[What the exercise asks]
Pick out each line of the records in which the word "chart" appears.
begin Exercise data
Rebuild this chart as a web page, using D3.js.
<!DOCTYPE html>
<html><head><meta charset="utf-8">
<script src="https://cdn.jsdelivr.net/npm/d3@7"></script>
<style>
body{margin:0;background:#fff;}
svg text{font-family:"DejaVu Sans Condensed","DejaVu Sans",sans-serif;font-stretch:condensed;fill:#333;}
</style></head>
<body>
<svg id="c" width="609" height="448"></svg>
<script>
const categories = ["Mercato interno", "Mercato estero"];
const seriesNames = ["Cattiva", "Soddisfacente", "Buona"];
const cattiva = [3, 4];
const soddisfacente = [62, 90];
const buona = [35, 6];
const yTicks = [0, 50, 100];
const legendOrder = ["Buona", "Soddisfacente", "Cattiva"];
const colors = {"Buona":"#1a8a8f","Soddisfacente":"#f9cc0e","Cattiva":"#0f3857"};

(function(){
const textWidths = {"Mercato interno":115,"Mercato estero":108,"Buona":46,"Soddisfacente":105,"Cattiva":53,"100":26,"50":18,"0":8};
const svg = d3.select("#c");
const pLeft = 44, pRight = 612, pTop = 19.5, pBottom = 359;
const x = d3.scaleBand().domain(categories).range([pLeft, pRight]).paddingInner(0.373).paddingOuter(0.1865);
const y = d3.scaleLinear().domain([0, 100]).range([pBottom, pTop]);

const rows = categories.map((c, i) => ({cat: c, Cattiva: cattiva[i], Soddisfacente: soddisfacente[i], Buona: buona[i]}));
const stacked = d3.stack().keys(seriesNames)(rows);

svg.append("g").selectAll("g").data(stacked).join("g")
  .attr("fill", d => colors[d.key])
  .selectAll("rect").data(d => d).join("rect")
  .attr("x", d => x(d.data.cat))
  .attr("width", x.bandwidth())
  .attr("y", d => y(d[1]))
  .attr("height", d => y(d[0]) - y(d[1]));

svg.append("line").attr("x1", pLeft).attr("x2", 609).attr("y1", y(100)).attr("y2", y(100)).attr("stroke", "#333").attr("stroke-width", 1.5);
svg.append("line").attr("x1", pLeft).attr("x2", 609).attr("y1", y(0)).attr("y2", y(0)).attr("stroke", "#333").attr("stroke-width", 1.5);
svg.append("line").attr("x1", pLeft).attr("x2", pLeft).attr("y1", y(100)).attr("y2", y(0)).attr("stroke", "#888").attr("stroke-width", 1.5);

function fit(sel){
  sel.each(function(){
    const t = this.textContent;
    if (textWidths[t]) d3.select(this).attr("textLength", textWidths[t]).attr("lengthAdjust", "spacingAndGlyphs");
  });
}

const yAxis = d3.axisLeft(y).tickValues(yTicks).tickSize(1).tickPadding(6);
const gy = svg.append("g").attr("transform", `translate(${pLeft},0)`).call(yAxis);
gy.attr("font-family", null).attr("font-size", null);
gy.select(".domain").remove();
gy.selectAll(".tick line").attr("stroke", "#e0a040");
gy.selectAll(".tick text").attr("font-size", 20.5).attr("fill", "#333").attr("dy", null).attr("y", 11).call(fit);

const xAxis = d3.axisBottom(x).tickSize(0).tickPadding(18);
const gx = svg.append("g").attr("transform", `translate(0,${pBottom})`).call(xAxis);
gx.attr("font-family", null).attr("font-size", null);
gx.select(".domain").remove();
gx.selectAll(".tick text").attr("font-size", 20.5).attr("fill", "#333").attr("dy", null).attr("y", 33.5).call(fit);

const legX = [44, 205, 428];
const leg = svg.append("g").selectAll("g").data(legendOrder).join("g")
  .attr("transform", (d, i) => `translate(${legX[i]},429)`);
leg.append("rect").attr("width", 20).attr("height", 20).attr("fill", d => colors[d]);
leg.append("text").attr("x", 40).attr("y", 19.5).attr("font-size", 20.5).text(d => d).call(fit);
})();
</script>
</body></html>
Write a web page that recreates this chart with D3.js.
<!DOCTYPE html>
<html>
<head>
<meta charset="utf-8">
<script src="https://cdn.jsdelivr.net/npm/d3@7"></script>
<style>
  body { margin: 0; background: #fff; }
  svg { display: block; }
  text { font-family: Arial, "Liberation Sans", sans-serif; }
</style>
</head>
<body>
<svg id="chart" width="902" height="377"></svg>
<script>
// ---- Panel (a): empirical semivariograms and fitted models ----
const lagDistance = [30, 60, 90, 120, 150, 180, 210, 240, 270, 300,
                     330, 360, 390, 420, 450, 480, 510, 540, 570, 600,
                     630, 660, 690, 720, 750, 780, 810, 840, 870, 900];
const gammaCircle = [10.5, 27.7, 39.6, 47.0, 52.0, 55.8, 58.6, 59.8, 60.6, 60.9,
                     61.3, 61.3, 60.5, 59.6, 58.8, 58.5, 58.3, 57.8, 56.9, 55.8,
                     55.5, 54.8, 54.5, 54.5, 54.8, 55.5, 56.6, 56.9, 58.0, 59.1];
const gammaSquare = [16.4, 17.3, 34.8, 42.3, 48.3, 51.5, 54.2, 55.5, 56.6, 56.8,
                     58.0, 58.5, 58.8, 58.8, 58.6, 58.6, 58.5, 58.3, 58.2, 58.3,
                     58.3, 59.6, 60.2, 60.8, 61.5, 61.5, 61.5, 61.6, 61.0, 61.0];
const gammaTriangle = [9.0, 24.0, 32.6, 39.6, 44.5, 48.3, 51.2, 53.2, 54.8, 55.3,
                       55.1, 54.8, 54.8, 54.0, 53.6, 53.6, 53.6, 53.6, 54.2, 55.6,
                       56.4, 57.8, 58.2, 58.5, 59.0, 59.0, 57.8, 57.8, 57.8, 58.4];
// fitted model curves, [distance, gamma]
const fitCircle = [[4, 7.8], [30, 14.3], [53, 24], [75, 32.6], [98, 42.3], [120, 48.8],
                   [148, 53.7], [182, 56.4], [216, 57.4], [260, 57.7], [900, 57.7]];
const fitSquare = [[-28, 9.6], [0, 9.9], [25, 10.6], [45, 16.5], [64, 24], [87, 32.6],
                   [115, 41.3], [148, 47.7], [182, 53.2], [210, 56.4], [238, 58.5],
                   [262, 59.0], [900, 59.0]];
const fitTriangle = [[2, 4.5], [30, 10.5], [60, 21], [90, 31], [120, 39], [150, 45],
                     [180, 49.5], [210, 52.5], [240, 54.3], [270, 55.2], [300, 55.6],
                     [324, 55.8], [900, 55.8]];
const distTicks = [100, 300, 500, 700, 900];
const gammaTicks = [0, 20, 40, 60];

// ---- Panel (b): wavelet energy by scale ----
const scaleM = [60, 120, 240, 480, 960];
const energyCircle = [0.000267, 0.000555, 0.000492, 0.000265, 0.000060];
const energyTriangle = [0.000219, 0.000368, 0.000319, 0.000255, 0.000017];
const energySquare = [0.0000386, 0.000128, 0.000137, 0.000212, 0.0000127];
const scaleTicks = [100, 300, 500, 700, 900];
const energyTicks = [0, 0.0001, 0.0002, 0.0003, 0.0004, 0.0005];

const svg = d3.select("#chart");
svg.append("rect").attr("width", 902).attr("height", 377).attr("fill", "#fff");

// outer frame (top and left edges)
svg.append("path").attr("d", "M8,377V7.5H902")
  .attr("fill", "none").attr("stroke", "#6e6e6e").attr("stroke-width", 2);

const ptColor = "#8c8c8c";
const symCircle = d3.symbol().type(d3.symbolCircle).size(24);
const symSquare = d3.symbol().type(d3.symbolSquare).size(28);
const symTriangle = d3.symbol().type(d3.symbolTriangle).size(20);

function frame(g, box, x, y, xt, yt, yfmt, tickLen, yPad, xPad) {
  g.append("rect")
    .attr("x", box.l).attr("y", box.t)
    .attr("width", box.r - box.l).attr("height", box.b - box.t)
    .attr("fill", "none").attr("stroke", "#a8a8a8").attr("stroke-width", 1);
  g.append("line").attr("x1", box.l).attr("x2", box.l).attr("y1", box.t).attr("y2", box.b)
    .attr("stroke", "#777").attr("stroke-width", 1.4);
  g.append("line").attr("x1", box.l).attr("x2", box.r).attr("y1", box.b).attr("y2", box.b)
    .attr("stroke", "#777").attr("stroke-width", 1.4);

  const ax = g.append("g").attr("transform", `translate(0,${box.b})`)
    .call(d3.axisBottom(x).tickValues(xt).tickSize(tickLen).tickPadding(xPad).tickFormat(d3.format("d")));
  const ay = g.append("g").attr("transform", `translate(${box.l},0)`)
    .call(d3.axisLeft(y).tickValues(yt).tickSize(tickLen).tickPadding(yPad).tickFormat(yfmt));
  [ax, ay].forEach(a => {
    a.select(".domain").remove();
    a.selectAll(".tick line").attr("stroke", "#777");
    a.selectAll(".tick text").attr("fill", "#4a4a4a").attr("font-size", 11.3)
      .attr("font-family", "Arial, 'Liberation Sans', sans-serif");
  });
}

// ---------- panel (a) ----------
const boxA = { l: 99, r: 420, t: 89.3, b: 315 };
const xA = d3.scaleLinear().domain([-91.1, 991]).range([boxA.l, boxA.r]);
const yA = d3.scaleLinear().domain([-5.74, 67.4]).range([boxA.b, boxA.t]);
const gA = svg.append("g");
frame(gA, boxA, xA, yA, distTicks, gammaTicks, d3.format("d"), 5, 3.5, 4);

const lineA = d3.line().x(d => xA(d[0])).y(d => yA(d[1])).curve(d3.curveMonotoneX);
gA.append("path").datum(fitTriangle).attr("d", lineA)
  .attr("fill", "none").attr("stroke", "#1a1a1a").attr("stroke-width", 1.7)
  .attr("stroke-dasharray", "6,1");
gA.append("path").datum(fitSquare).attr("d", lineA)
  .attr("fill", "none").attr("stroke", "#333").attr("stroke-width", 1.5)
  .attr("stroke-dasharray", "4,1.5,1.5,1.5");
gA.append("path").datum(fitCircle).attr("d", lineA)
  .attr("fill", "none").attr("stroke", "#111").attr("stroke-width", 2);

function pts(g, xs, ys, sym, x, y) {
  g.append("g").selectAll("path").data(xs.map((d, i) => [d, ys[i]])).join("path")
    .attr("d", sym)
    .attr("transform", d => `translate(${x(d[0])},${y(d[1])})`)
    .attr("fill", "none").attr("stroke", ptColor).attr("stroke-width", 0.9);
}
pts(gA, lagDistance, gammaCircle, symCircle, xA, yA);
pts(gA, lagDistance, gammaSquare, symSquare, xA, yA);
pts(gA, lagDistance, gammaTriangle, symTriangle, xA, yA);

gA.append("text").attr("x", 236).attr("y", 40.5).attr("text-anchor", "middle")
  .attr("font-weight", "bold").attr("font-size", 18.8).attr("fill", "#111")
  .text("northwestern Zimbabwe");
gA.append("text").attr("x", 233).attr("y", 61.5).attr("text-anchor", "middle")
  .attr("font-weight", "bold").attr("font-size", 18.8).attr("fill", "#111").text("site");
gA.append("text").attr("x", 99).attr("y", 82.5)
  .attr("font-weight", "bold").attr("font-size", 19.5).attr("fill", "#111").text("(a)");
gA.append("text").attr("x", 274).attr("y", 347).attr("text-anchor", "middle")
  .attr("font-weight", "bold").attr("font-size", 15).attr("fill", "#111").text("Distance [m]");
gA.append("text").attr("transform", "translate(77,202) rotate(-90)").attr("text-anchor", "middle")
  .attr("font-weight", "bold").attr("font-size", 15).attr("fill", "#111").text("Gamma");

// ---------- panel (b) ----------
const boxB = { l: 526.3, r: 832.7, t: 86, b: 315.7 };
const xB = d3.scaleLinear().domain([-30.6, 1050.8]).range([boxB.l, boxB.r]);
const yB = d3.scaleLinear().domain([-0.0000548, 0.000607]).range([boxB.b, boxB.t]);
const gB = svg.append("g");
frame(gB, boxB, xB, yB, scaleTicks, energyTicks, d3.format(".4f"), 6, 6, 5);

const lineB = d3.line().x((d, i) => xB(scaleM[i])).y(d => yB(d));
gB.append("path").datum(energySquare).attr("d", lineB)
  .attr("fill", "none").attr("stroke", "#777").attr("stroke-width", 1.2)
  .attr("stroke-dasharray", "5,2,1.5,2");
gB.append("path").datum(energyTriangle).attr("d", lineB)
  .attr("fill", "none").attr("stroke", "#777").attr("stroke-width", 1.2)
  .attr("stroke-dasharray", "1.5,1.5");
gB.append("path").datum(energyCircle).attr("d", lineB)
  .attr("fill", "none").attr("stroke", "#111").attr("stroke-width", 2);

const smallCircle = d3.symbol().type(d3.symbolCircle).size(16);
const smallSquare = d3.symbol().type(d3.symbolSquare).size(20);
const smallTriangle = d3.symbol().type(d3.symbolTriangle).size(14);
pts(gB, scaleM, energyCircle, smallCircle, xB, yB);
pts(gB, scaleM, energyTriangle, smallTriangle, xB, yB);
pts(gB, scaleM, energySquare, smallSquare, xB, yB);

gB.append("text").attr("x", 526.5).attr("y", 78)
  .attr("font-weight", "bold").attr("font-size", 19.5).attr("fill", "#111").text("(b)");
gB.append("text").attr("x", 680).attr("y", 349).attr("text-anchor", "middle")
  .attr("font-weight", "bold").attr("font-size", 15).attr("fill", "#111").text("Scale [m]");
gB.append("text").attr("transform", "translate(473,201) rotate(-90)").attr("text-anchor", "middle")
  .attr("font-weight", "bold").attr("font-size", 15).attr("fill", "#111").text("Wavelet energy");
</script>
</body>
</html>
end Exercise data
[Final result]
Rebuild this chart as a web page, using D3.js.
Write a web page that recreates this chart with D3.js.
<svg id="chart" width="902" height="377"></svg>
const svg = d3.select("#chart");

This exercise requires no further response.